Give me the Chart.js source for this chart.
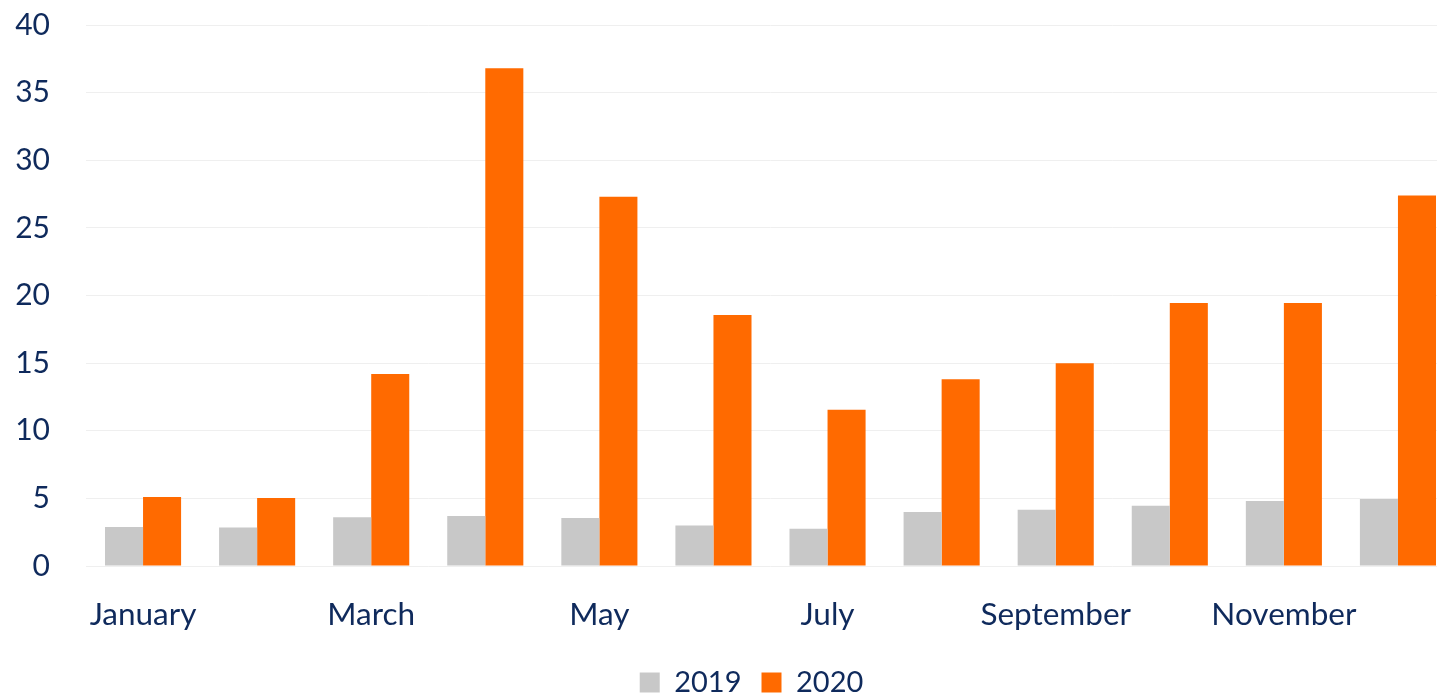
<!DOCTYPE html>
<html>
<head>
<meta charset="utf-8">
<script src="https://cdn.jsdelivr.net/npm/chart.js@4/dist/chart.umd.min.js"></script>
<style>
html,body{margin:0;padding:0;background:#fff;overflow:hidden;}
#wrap{position:absolute;left:0;top:-29px;width:1455px;height:738px;}
</style>
</head>
<body>
<div id="wrap"><canvas id="c"></canvas></div>
<script>
const categories = ["January","February","March","April","May","June","July","August","September","October","November","December"];
const series2019 = [2.88,2.85,3.6,3.7,3.55,3.0,2.75,4.0,4.15,4.45,4.8,4.95];
const series2020 = [5.1,5.03,14.2,36.8,27.3,18.55,11.55,13.8,15.0,19.45,19.45,27.4];
const yTicks = [0,5,10,15,20,25,30,35,40];

const navy = '#0f2a5c';
const fontFamily = 'Lato, "Open Sans", sans-serif';

const legendShift = {
  id:'legendShift',
  afterLayout(chart){
    const l = chart.legend;
    l.left += 24; l.right += 24;
    l.top -= 2; l.bottom -= 2;
  }
};

new Chart(document.getElementById('c'), {
  type: 'bar',
  data: {
    labels: categories,
    datasets: [
      {label:'2019', data: series2019, backgroundColor:'#c8c8c8', borderWidth:0},
      {label:'2020', data: series2020, backgroundColor:'#ff6a00', borderWidth:0}
    ]
  },
  plugins:[legendShift],
  options: {
    responsive:true,
    maintainAspectRatio:false,
    animation:false,
    layout:{padding:{top:0,right:0,bottom:0,left:0}},
    datasets:{bar:{categoryPercentage:0.667,barPercentage:1}},
    plugins:{
      legend:{
        position:'bottom',
        labels:{boxWidth:20,boxHeight:20,padding:20,color:navy,font:{family:fontFamily,size:29}}
      },
      tooltip:{enabled:false}
    },
    scales:{
      x:{
        grid:{display:false},
        border:{display:false},
        ticks:{
          autoSkip:false,maxRotation:0,color:navy,padding:22,
          font:{family:fontFamily,size:31.5},
          callback:function(v,i){return i%2===0?categories[i]:'';}
        },
        afterFit:function(s){s.height=84;}
      },
      y:{
        min:0,max:40,
        afterBuildTicks:function(s){s.ticks=yTicks.map(v=>({value:v}));},
        grid:{color:'#efefef',lineWidth:1,drawTicks:false},
        border:{display:false},
        ticks:{color:navy,padding:36,font:{family:fontFamily,size:30}},
        afterFit:function(s){s.width=86;}
      }
    }
  }
});
</script>
</body>
</html>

= The exercise =
Quote the listing above in full, except for the pictures.

= Answer in full =
Give me the Chart.js source for this chart.
<!DOCTYPE html>
<html>
<head>
<meta charset="utf-8">
<script src="https://cdn.jsdelivr.net/npm/chart.js@4/dist/chart.umd.min.js"></script>
<style>
html,body{margin:0;padding:0;background:#fff;overflow:hidden;}
#wrap{position:absolute;left:0;top:-29px;width:1455px;height:738px;}
</style>
</head>
<body>
<div id="wrap"><canvas id="c"></canvas></div>
<script>
const categories = ["January","February","March","April","May","June","July","August","September","October","November","December"];
const series2019 = [2.88,2.85,3.6,3.7,3.55,3.0,2.75,4.0,4.15,4.45,4.8,4.95];
const series2020 = [5.1,5.03,14.2,36.8,27.3,18.55,11.55,13.8,15.0,19.45,19.45,27.4];
const yTicks = [0,5,10,15,20,25,30,35,40];

const navy = '#0f2a5c';
const fontFamily = 'Lato, "Open Sans", sans-serif';

const legendShift = {
  id:'legendShift',
  afterLayout(chart){
    const l = chart.legend;
    l.left += 24; l.right += 24;
    l.top -= 2; l.bottom -= 2;
  }
};

new Chart(document.getElementById('c'), {
  type: 'bar',
  data: {
    labels: categories,
    datasets: [
      {label:'2019', data: series2019, backgroundColor:'#c8c8c8', borderWidth:0},
      {label:'2020', data: series2020, backgroundColor:'#ff6a00', borderWidth:0}
    ]
  },
  plugins:[legendShift],
  options: {
    responsive:true,
    maintainAspectRatio:false,
    animation:false,
    layout:{padding:{top:0,right:0,bottom:0,left:0}},
    datasets:{bar:{categoryPercentage:0.667,barPercentage:1}},
    plugins:{
      legend:{
        position:'bottom',
        labels:{boxWidth:20,boxHeight:20,padding:20,color:navy,font:{family:fontFamily,size:29}}
      },
      tooltip:{enabled:false}
    },
    scales:{
      x:{
        grid:{display:false},
        border:{display:false},
        ticks:{
          autoSkip:false,maxRotation:0,color:navy,padding:22,
          font:{family:fontFamily,size:31.5},
          callback:function(v,i){return i%2===0?categories[i]:'';}
        },
        afterFit:function(s){s.height=84;}
      },
      y:{
        min:0,max:40,
        afterBuildTicks:function(s){s.ticks=yTicks.map(v=>({value:v}));},
        grid:{color:'#efefef',lineWidth:1,drawTicks:false},
        border:{display:false},
        ticks:{color:navy,padding:36,font:{family:fontFamily,size:30}},
        afterFit:function(s){s.width=86;}
      }
    }
  }
});
</script>
</body>
</html>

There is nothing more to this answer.